A tale of three film titles
Not that many people noticed, but there were three film titles released with Bruce Willis’ name and visage front and center this past week: “The Bombing,” “Air Strike,” and “Unbreakable Spirit.”
Upon closer inspection, it’s fairly easy to see: They are all the same movie.
Now, it’s not uncommon for films to change their titles prior to release (“Pretty Woman” was originally called “3000,” “The Breakfast Club” was originally “The Lunch Bunch” and “Pulp Fiction” was going to be “Black Mask”), but what makes “The Bombing/Air Strike/Unbreakable Spirit” so unique is the amount of backstory that overshadowed any name the film could select as its title.
Now, there’s usually no reason to get excited for a Bruce Willis film here in the States, as he’s been coasting on direct-to-streaming films for quite a number of years (10 of his last 11 films have not seen a theatrical release).
Overseas, Willis’ name still carries clout, which is why he headlined director Xiao Feng’s latest film, reportedly the most expensive Chinese film ever produced. Mel Gibson had signed on as an “art director” and is ultimately credited as “creative supervising producer,” whatever that means. The film is set in 1939 during the Sino-Japanese War and weaves together three main storylines: a U.S. Air Force commander (played by Willis) who trains Chinese pilots to fend off Japanese air raids; civilians living in the wreckage of a tattered city; and a former pilot (played by Liu Ye) who must take a mysterious package to a military base and also befriends a scientist with a key to breeding pigs that would help fight off famine.
When Willis arrived in Shanghai for filming years ago, he was not expecting his hotel room cost to not even be covered, as was reported in Variety magazine. When the news outlet dug deeper into the production, it found that the film’s initial producer, Shi Jianxiang, who scored a hit with “Ip Man 3,” had inflated the film’s numbers and run a lending operation that never paid investors, and then ultimately fled the country while “The Bombing/Air Strike/ Unbreakable Spirit” was still in production.
Jianxiang is currently on China’s “Most Wanted” list.
But the film’s production woes were far from over.
Fan Bingbing, one of the film’s co-stars and a Chinese superstar on both screen and stage, has been listed as one of the highest-paid celebrities for four years running, according to Forbes China. Then, on July 1 of this year, she “went missing.” After Chinese authorities fined her about $127 million for tax evasion, she subsequently popped up on social media and apologized to her fans for her behavior, promising to repay the money.

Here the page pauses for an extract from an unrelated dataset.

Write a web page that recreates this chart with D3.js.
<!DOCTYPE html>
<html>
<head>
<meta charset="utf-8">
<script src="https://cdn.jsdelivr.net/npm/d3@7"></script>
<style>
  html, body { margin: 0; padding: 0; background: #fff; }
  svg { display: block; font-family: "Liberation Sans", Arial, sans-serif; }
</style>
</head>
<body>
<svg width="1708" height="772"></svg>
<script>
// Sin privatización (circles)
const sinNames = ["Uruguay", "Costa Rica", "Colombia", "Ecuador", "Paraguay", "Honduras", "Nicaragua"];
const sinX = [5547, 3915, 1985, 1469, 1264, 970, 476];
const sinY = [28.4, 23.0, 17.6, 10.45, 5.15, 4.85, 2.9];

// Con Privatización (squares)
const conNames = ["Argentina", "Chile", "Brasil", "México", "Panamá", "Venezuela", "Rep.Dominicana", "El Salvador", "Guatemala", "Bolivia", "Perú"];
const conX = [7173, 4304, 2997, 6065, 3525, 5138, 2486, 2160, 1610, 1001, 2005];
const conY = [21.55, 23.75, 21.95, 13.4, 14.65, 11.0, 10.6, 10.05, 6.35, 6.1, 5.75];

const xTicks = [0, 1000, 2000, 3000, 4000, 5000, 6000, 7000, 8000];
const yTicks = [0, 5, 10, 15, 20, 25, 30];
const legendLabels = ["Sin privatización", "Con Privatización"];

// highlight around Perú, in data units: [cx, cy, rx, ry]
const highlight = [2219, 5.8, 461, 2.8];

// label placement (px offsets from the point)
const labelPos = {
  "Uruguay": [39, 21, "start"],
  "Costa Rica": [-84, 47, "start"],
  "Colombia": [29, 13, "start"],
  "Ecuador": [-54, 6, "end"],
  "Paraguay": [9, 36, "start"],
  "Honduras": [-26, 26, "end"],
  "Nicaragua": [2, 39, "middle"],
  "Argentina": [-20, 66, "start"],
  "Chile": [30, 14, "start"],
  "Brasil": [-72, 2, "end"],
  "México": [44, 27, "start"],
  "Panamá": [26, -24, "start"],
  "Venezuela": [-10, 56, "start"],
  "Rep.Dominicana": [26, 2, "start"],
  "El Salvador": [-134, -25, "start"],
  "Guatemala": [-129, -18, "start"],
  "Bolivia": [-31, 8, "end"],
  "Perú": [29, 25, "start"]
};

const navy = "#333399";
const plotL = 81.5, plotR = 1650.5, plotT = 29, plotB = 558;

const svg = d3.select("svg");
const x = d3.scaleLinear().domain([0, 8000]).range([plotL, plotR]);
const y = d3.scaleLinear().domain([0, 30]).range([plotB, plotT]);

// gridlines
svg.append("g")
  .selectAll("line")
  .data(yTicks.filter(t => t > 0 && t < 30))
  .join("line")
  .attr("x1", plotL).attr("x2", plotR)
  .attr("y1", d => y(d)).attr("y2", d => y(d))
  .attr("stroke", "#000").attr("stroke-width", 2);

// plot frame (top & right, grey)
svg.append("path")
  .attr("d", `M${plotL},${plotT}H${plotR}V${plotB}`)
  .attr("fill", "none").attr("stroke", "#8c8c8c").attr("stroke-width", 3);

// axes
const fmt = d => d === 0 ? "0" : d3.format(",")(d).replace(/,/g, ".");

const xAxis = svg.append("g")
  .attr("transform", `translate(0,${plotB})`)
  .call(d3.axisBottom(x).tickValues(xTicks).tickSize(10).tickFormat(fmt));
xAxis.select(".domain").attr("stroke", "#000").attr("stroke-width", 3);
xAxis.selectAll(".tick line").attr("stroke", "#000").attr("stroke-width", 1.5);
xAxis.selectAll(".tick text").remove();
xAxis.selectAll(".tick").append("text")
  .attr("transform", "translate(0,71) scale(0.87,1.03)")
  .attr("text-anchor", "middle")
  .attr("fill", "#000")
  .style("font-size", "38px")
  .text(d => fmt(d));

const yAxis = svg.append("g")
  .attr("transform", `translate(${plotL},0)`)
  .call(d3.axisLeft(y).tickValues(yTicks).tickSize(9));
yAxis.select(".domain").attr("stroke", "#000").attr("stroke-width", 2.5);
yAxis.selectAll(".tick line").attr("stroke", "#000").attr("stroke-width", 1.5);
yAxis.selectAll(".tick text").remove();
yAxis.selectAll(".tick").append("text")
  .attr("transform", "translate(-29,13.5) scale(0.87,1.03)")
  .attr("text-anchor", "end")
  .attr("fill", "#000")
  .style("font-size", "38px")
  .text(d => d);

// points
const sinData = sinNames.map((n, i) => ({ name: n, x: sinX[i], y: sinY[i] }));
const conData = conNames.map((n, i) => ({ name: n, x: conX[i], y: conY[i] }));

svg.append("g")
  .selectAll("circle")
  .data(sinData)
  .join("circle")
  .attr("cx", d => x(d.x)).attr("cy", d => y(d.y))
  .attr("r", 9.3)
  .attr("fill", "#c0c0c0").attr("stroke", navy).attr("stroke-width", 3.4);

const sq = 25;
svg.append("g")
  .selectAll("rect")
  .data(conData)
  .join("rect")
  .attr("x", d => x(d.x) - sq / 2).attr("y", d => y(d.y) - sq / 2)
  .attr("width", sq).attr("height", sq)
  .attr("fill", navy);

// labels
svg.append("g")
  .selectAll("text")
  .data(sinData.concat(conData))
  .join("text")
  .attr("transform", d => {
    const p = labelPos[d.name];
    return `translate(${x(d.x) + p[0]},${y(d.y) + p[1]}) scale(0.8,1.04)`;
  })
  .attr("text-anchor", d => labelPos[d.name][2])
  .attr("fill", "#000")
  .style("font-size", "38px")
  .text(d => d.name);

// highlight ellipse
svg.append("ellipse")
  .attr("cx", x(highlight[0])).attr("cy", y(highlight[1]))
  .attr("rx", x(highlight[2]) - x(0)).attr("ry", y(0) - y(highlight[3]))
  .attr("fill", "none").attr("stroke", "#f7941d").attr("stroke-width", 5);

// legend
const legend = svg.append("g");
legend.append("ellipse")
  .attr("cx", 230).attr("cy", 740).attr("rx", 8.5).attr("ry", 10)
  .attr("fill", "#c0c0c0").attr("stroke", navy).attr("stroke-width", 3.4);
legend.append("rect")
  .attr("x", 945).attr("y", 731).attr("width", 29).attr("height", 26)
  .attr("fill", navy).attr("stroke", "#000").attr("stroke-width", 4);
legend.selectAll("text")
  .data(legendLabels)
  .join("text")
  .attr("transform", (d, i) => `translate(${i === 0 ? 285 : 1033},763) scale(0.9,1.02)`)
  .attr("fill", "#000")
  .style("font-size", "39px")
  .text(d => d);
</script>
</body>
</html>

Epic in scope, the film had an initial budget of $22 million ... or $65 million ... or $90 million, depending on where you search (if you view the actual film, you may be inclined to err on the side of $22 million, as the copious dog-fighting air sequences resemble more of a “Duck Hunt”-era videogame). But its ballooned budget was difficult to track, as the film market is still undergoing severe growing pains, and much of its money is unaccounted for. Even though the film wrapped in 2015, and had its China release cancelled, it received a limited U.S. release and a straight-to-DVD release in the UK on Oct. 26, 2018.

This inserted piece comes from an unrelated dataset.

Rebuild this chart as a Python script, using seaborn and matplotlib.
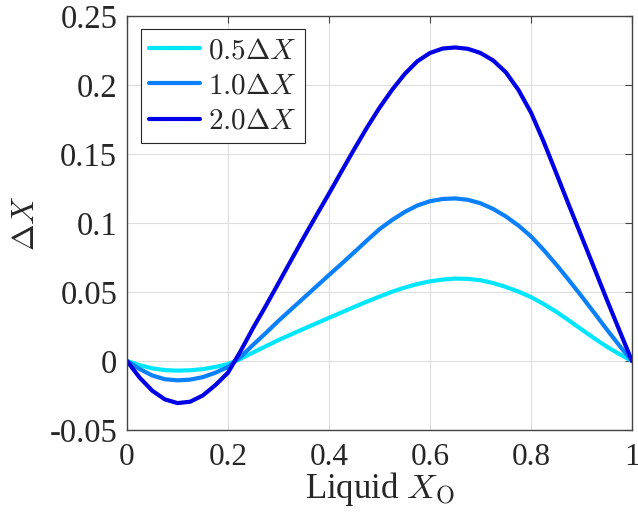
import numpy as np
import pandas as pd
import matplotlib
matplotlib.use("Agg")
import matplotlib.pyplot as plt
import seaborn as sns

# Liquid composition samples
x_liquid = [0.000, 0.025, 0.050, 0.075, 0.100, 0.125, 0.150, 0.175, 0.200, 0.225,
            0.250, 0.275, 0.300, 0.325, 0.350, 0.375, 0.400, 0.425, 0.450, 0.475,
            0.500, 0.525, 0.550, 0.575, 0.600, 0.625, 0.650, 0.675, 0.700, 0.725,
            0.750, 0.775, 0.800, 0.825, 0.850, 0.875, 0.900, 0.925, 0.950, 0.975, 1.000]

# Composition shift for each perturbation size
dx_05 = [0.0, -0.0030, -0.0053, -0.0066, -0.0070, -0.0067, -0.0059, -0.0043, -0.0022, 0.0016,
         0.0062, 0.0107, 0.0152, 0.0193, 0.0233, 0.0273, 0.0313, 0.0352, 0.0392, 0.0430,
         0.0467, 0.0502, 0.0532, 0.0558, 0.0577, 0.0590, 0.0597, 0.0595, 0.0585, 0.0565,
         0.0537, 0.0503, 0.0463, 0.0413, 0.0357, 0.0294, 0.0229, 0.0165, 0.0104, 0.0050, 0.0]
dx_10 = [0.0, -0.0058, -0.0105, -0.0132, -0.0140, -0.0135, -0.0117, -0.0085, -0.0043, 0.0030,
         0.0118, 0.0203, 0.0291, 0.0374, 0.0457, 0.0540, 0.0623, 0.0705, 0.0788, 0.0873,
         0.0955, 0.1022, 0.1080, 0.1127, 0.1158, 0.1174, 0.1178, 0.1168, 0.1143, 0.1102,
         0.1048, 0.0982, 0.0903, 0.0805, 0.0699, 0.0586, 0.0470, 0.0350, 0.0229, 0.0112, 0.0]
dx_20 = [0.0, -0.0120, -0.0215, -0.0278, -0.0305, -0.0295, -0.0250, -0.0175, -0.0085, 0.0072,
         0.0241, 0.0400, 0.0564, 0.0730, 0.0895, 0.1055, 0.1213, 0.1375, 0.1535, 0.1690,
         0.1835, 0.1965, 0.2080, 0.2172, 0.2232, 0.2264, 0.2272, 0.2262, 0.2232, 0.2178,
         0.2093, 0.1965, 0.1800, 0.1590, 0.1361, 0.1130, 0.0903, 0.0675, 0.0446, 0.0222, 0.0]

series_labels = [r"$0.5\Delta X$", r"$1.0\Delta X$", r"$2.0\Delta X$"]
series_colors = ["#00E6FF", "#0A80FF", "#0000E6"]

x_ticks = [0, 0.2, 0.4, 0.6, 0.8, 1.0]
x_ticklabels = ["0", "0.2", "0.4", "0.6", "0.8", "1"]
y_ticks = [-0.05, 0, 0.05, 0.1, 0.15, 0.2, 0.25]
y_ticklabels = ["-0.05", "0", "0.05", "0.1", "0.15", "0.2", "0.25"]

df = pd.concat([
    pd.DataFrame({"x": x_liquid, "dx": vals, "series": lab})
    for vals, lab in zip([dx_05, dx_10, dx_20], series_labels)
], ignore_index=True)

sns.set_theme(style="white")
plt.rcParams["font.family"] = ["Liberation Serif", "DejaVu Serif"]
plt.rcParams["mathtext.fontset"] = "cm"
plt.rcParams["axes.unicode_minus"] = False

fig = plt.figure(figsize=(6.38, 5.14), dpi=100)
ax = fig.add_axes([0.199, 0.1634, 0.7916, 0.8055])

sns.lineplot(data=df, x="x", y="dx", hue="series", hue_order=series_labels,
             palette=series_colors, linewidth=3.0, ax=ax, legend=True,
             solid_capstyle="round", solid_joinstyle="round")

ax.set_xlim(0, 1)
ax.set_ylim(-0.05, 0.25)
ax.set_xticks(x_ticks)
ax.set_xticklabels(x_ticklabels)
ax.set_yticks(y_ticks)
ax.set_yticklabels(y_ticklabels)

ax.grid(True, color="#dddddd", linewidth=0.8)
ax.set_axisbelow(True)
for sp in ax.spines.values():
    sp.set_visible(True)
    sp.set_color("#444444")
    sp.set_linewidth(1.0)
ax.tick_params(axis="both", which="both", direction="in", length=5, width=0.8,
               color="#444444", labelcolor="#262626", top=True, right=True)
ax.tick_params(axis="y", pad=7, labelsize=23.5)
ax.tick_params(axis="x", pad=9, labelsize=22.5)

ax.set_xlabel(r"Liquid $X_\mathrm{O}$", fontsize=25, color="#262626", labelpad=-1)
ax.set_ylabel(r"$\Delta X$", fontsize=23, color="#262626", labelpad=6)

leg = ax.legend(loc="upper left", fontsize=21, frameon=True, fancybox=False,
                edgecolor="#262626", framealpha=1, handlelength=1.75,
                handletextpad=0.25, borderpad=0.3, labelspacing=0.3,
                borderaxespad=0, bbox_to_anchor=(0.027, 0.968))
leg.get_frame().set_linewidth(0.8)

fig.savefig("out.png", dpi=100)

Director Feng (who ultimately dug into his savings to spring for Willis’s hotel room) took to social media, essentially throwing up his hands at the whole ordeal: “My sincere apologies to my crew, the distribution team, and all audiences who had high expectations of the film. There were so many truths and facts but none of them could help us, and our innocence couldn’t be seen because so many haters defamed us. So many efforts become nothing ... It doesn’t mean we give it up. It’s just so hard to walk through it after eight years raising of Air Strike. I apologize to everyone who supported me, to my friends and the crew, to the distribution team and audience who still want to see the film. I believe good will be rewarded with good, and evil with evil.”
The film has made its mark on the burgeoning Chinese film market, just perhaps not the one it intended. In early October of this year, the State Administration of Taxation launched a campaign to regulate taxes within the industry to prevent another “Bombing/AirStrike/Unbreakable Spirit” backlash. For those in the U.S. who still have an interest in checking it out (it’s on DVD and streaming in the U.S. Oct. 29), promoters did eventually settle on a title that presumably summarizes the behind-the-scenes ordeal of the film: “The Bombing.”